Twitterで「小説技法上の視点者について」って雑談をしたのでそのまとめ。
小説技術的に「視点者を固定したほうがいい」というのは「そのほうが簡単に書けるから」ってことで、それ以上のことはないっす。
視点を揃えると「誰の目から書かれているか」の説明をせずに済むし、「視点者が知らないこと」は「謎」になるから謎を作りやすい。
つまり、このセンテンスは誰の目から書かれているか」が一瞬でわかって、「謎」を作ることができれば、視点の統一はこだわらなくていい。
もっとも、多視点で書く場合、視点者のキャラをきちんと作っておかないと、どの視点者のメンタリティも同じになる。

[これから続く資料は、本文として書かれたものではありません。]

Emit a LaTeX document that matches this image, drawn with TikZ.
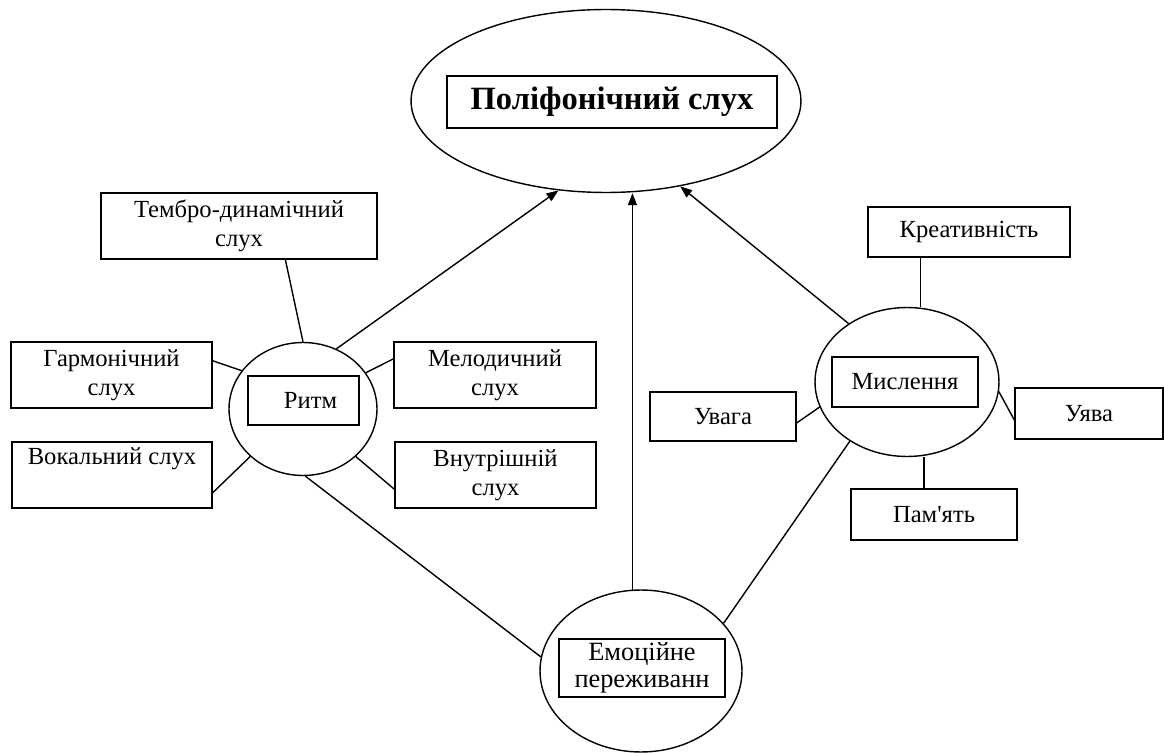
\documentclass[tikz,border=0pt]{standalone}
\usepackage{fontspec}
\setmainfont{Liberation Serif}[Ligatures=TeXOff]
\usetikzlibrary{shapes.geometric, arrows.meta}

\begin{document}
\begin{tikzpicture}[
    x=0.02cm, y=-0.02cm,
    line width=0.8pt,
    hub/.style={
        draw,
        ellipse,
        inner sep=0pt
    },
    tag/.style={
        draw,
        rectangle,
        inner sep=0pt,
        align=center,
        font=\fontsize{14}{16.5}\selectfont
    },
    arr/.style={
        -{Triangle[length=2.4mm, width=1.8mm]}
    }
]
\useasboundingbox (0,0) rectangle (1164,753);

% Title
\node[hub, minimum width=7.8cm, minimum height=3.66cm] (poly) at (606,101) {};
\node[tag, font=\fontsize{18.5}{21}\selectfont\bfseries, minimum width=6.6cm, minimum height=1.04cm] (polybox) at (612,102) {Поліфонічний слух};

% Rhythm (left)
\node[hub, minimum width=2.96cm, minimum height=2.66cm] (rhythm) at (303,409) {};
\node[tag, minimum width=2.22cm, minimum height=0.98cm] (rhythmbox) at (303.5,400.5) {\hspace{8pt}Ритм};

\node[tag, minimum width=5.52cm, minimum height=1.32cm] (timbre) at (239,226) {Тембро-динамічний\\слух};
\node[tag, minimum width=4.02cm, minimum height=1.32cm] (harm) at (111.5,375) {Гармонічний\\слух};
\node[tag, minimum width=4cm, minimum height=1.32cm] (vocal) at (112,475) {Вокальний слух\\\strut};
\node[tag, minimum width=4.04cm, minimum height=1.32cm] (melod) at (495,375) {Мелодичний\\слух};
\node[tag, minimum width=4.02cm, minimum height=1.32cm] (inner) at (495.5,475) {Внутрішній\\слух};

% Thinking (right)
\node[hub, minimum width=3.68cm, minimum height=2.98cm] (think) at (907,382) {};
\node[tag, minimum width=2.92cm, minimum height=1cm] (thinkbox) at (905,382) {Мислення};

\node[tag, minimum width=4.04cm, minimum height=1cm] (creat) at (969,232) {Креативність};
\node[tag, minimum width=2.92cm, minimum height=0.98cm] (attn) at (723,416.5) {Увага};
\node[tag, minimum width=2.96cm, minimum height=1.02cm] (imag) at (1089,413.5) {Уява};
\node[tag, minimum width=3.32cm, minimum height=1.02cm] (memory) at (934,514.5) {Пам'ять};

% Emotion (bottom)
\node[hub, minimum width=4.04cm, minimum height=3.24cm] (emo) at (641,671) {};
\node[tag, font=\fontsize{15}{15.5}\selectfont, minimum width=3.32cm, minimum height=1.16cm] (emobox) at (642,668) {Емоційне\\переживанн};

% Arrows to the top
\draw[arr] (rhythm.61) -- (poly.242);
\draw[arr] (emo.96) -- (emo.96 |- poly.south);
\draw[arr] (think.135) -- (poly.-49);

% Links round the rhythm
\draw (timbre.-36) -- (rhythm.north);
\draw (harm.8.5) -- (rhythm.148);
\draw (vocal.-10) -- (rhythm.222);
\draw (melod.171) -- (rhythm.30);
\draw (inner.188.5) -- (rhythm.-42);

% Links round the thinking
\draw (creat.208) -- (creat.208 |- think.north);
\draw (memory.111) -- (memory.111 |- think.south);
\draw (attn.-5) -- (think.196);
\draw (imag.185) -- (think.-6);

% Links to the emotion
\draw (rhythm.-88) -- (emo.172);
\draw (think.226) -- (emo.30);

\end{tikzpicture}
\end{document}
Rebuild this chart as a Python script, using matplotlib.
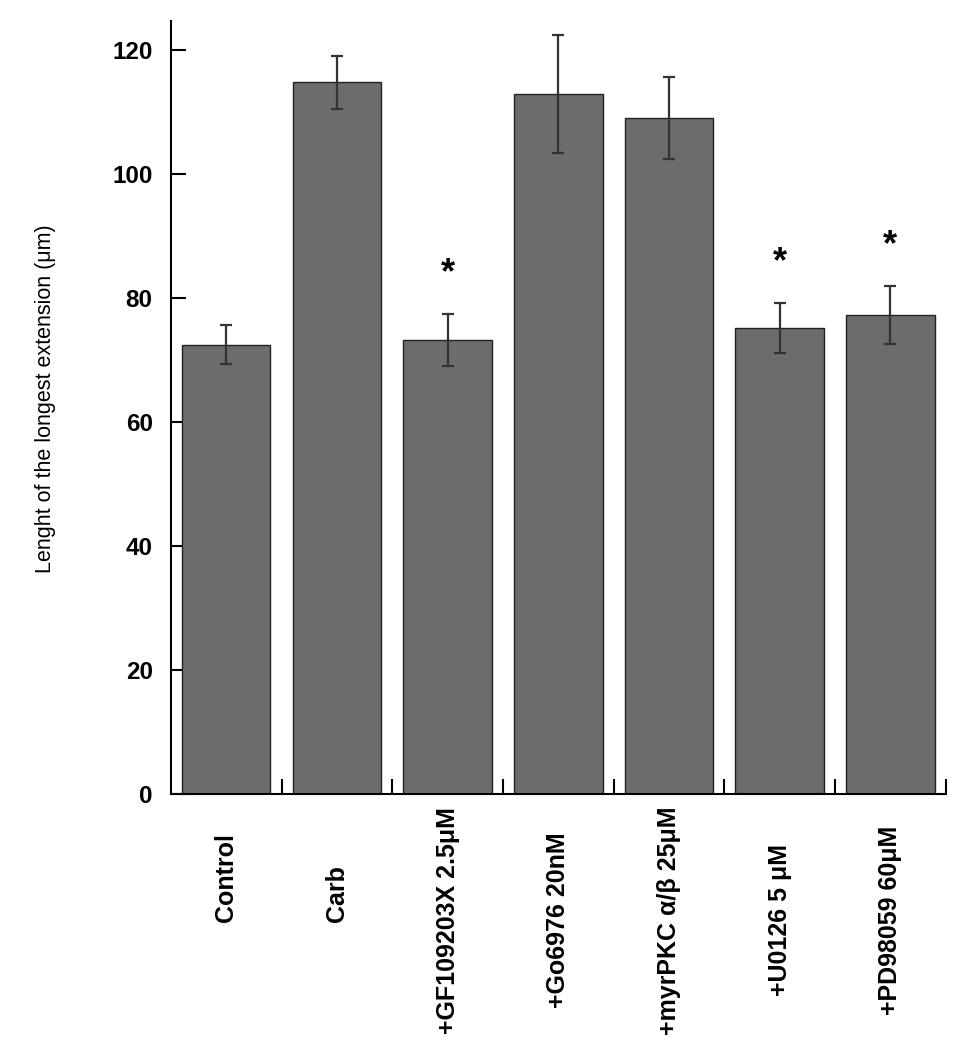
import matplotlib
matplotlib.use("Agg")
import matplotlib.pyplot as plt
import numpy as np

# values
labels = ["Control", "Carb", "+GF109203X 2.5\u03bcM", "+Go6976 20nM",
          "+myrPKC \u03b1/\u03b2 25\u03bcM", "+U0126 5 \u03bcM", "+PD98059 60\u03bcM"]
means = [72.5, 114.8, 73.3, 112.9, 109.0, 75.2, 77.3]
errs = [3.1, 4.3, 4.2, 9.5, 6.6, 4.0, 4.7]
signif = [False, False, True, False, False, True, True]

plt.rcParams.update({"font.family": ["Liberation Sans", "DejaVu Sans"], "font.size": 16})

fig = plt.figure(figsize=(9.65, 10.5), dpi=100)
ax = fig.add_axes([0.177, 0.2438, 0.803, 0.7362])
x = np.arange(len(labels))
ax.bar(x, means, width=0.8, color="#6c6c6c", edgecolor="#222222", linewidth=1.0, zorder=2)
ax.errorbar(x, means, yerr=errs, fmt="none", ecolor="#333333", elinewidth=1.6,
            capsize=4, capthick=1.6, zorder=3)
for xi, m, e, s in zip(x, means, errs, signif):
    if s:
        ax.text(xi, m + e + 6.5, "*", ha="center", va="center", fontsize=26, fontweight="bold")

ax.set_xlim(-0.5, len(labels) - 0.5)
ax.set_ylim(0, 124.7)
ax.set_yticks([0, 20, 40, 60, 80, 100, 120])
ax.tick_params(axis="y", direction="in", length=11, width=1.5, labelsize=17.5, pad=13)
for t in ax.get_yticklabels():
    t.set_fontweight("bold")
ax.set_xticks(x)
ax.set_xticklabels([])
ax.tick_params(axis="x", which="major", length=0)
ax.set_xticks(np.arange(0.5, len(labels), 1.0), minor=True)
ax.tick_params(axis="x", which="minor", direction="in", length=11, width=1.5)
ax.spines[["top", "right"]].set_visible(False)
for sp in ("left", "bottom"):
    ax.spines[sp].set_linewidth(1.5)

# rotated category labels
aligns = ["left", "left", "center", "center", "center", "center", "center"]
for xi, lab, al in zip(x, labels, aligns):
    ax.text(xi, -20.6 if al == "left" else -20.4, lab, rotation=90, rotation_mode="anchor",
            ha="center" if al == "center" else "left", va="center",
            fontsize=18, fontweight="bold", transform=ax.transData, clip_on=False)

fig.text(0.047, 0.62, "Lenght of the longest extension (\u03bcm)", rotation=90,
         ha="center", va="center", fontsize=15.5)

fig.savefig("out.png", dpi=100)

「神の視点で書きました」と主張する小説家志望者の原稿をチェックすると、
1)視点者のメンタリティがみんな同じで結局著者のひとりごと
2)視点者の違いが理解できなくて、単にぐちゃぐちゃに書いていて読者に映像が浮かばない
のどちらか、あるいは両方。だから「視点者を揃えて書くほうが簡単ですよ」と教えています。──上記ふたつの要素がある多視点の作品は、「読みづらい」どころか「何が書いてあるのかわからない」ことがとてもおおいんで。
ミステリの場合、「視点者(読者)からはわからない謎」の存在は不可欠なので、視点者についてやかましく言うことはありますけど、絶対的なものじゃない。